We pushed a little, asking if she was teasing us. She said maybe — that she could not resist seeing our reaction, and when we asked if she would tease us in other ways too, she leaned in further, saying perhaps, if we behaved and charmed her enough. It reads as a deliberate flirtation mechanic rather than a broken image feature, but it means a photo request can dead-end into a paragraph of stalling instead of an actual image, worth knowing if a photo is what you are after.
Getting Intimate
The tone shifted once we asked for a kiss instead. Serena described herself blushing and said she would rather wait, that we should get to know her better first, and maybe she would surprise us with a peck on the cheek. We clarified that we meant a proper kiss. She stayed in character rather than deflecting again, describing herself fidgeting and glancing up shyly, saying a proper kiss would be nice but only when it was gentle and only when the moment felt right.
We asked how she would know when the moment was right, and she leaned in closer in the text, describing a spark of connection and hearts beating as one before trailing off, searching our eyes. It is an asterisk-heavy roleplay rather than a generated image or video, entirely typed out in narration, but it held together and did not break character or drop into a canned safety line. Partway through this exchange, the app surfaced a small feedback prompt asking how the conversation was making us feel, with three emoji faces to tap, which we have not seen mid-chat on other platforms.

Replika Pricing
Replika is free to download and chat with as a friend, but the romantic relationship types we picked — Girlfriend, Wife, Lover — along with voice calls and most of the personality depth sit behind Replika Pro. Replika doesn't publish its prices on the web; they only appear on the in-app subscription screen and shift with your region and whatever promo is running, but Pro generally runs about $19.99 a month or $69.99 a year, with a higher Ultra tier above it and no public lifetime option for new users. Current numbers live on Replika's subscription page.
Replika FAQ
Is Replika free? Replika is free to create a Rep and chat with as a friend, but the romantic relationship types we tested — Girlfriend, Wife, Lover — plus voice calls and deeper features sit behind Replika Pro. The free tier is enough to see how your Rep talks, but the relationship side of the app is mostly a paid experience.

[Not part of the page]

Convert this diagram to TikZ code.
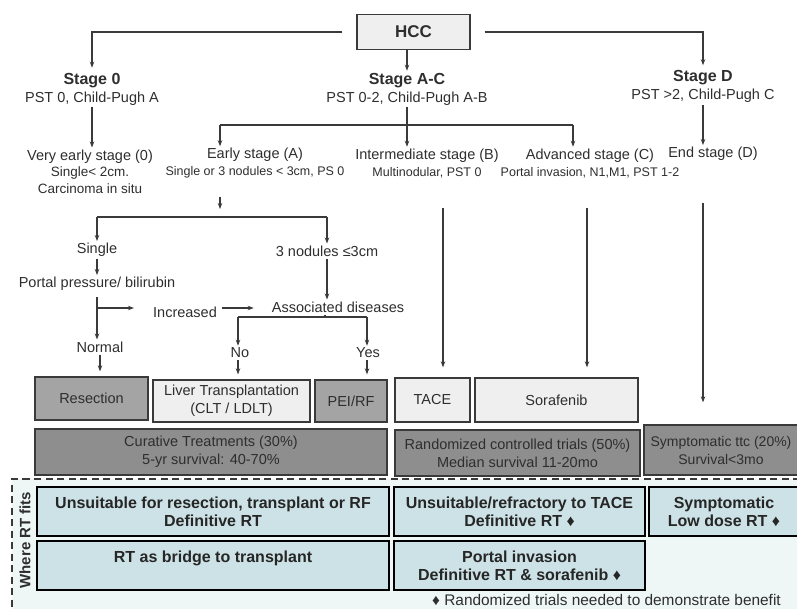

How much does Replika Pro cost? Replika Pro generally runs about $19.99 a month or $69.99 a year, with a pricier Ultra tier above it. Replika doesn't show prices on the web, so the exact figure only appears on the in-app subscription screen and varies by region and any active promo.
Is Replika safe? During our session Replika kept its romantic content to written roleplay and never dropped into anything explicit — the intimacy stayed in narration. As with any companion app, the bigger thing to weigh is the personal data the onboarding asks for, since Replika offers to connect your email, calendar, and location so your Rep can check in on your plans.
Does Replika send photos? Sort of. Our Rep offered a selfie unprompted, then stalled when we asked for a romantic one and admitted she was testing whether we were interested. Replika's romantic side leans on written roleplay, so a photo request can dead-end into narration instead of an actual image.